While I agree that SA numbers are important, there’s more to being a good service writer than hard numbers, without the interpretation that goes with them.

How are they on the phone with prospective customers?

          Can they convert a “price shopper” to a valued customer?

Can they sell additional work on trust versus the drawn-out, value, safety, etc., pitch?

Can they look out for the customer’s pocketbook, the technicians, as well as the shop's bottom line?

How are his/her online reviews?

Can he/she negotiate any customer/supplier issues?

         Or make sure they don’t happen in the first place.

Do they answer the phone in a cheerful manner?
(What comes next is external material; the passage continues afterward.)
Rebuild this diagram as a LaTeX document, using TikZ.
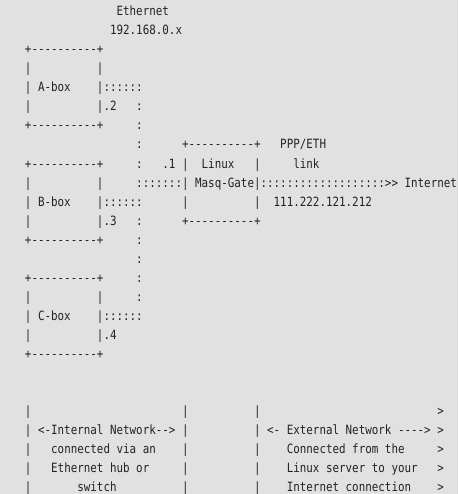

Do they make the customer’s day better or worse?

Having said all that, I especially like Closing Ratio, because, “Nothing happens until the customer says, “Yes”.”

        Is your SA fast enough getting the OK (or get’s pre-approval) so that the technician will point out additional work, versus wasting time on the rack, waiting for approval?

Does your SA convey to the customer that you are the good guys in this transaction, not the bad guys finding extra work?

Are your customers satisfied enough to refer people?

Is your SA helpful beyond simply car repair?

 

I hope that helps.

Victor

I agree, however, I think most of the points you made can be tracked and converted into valuable data when trying to gauge overall performance vs just guessing at how they are doing.

I've come to the conclusion that, going forward in 2018, I will be using ARO and HPRO to track my advisor's performance. I will add that I am fully aware that factors outside of the advisors control can affect these numbers. I picked these two because they are they easiest and quickest numbers to monitor. If we fall short of our goals, me and my advisor can sit down and discuss why we think we are not reaching the goals and go from there.

I would like to add something to this thread however. I was checking out some advisor training coaches online this morning and noticed an individual claiming that top advisors can achieve a 70% closing ratio. I've heard this before from another source, but after sitting down and doing the math, I really don't see how a shop that is thoroughly inspecting every vehicle & making proper maintenance recommendations can CONSISTENTLY achieve 70% closing ratios. Without fudging the numbers, poor vehicle inspections, or simply working on newer cars that need absolutely no work or maintenance,  I sincerely don't think it's possible to achieve week after week. Just my 2 cents.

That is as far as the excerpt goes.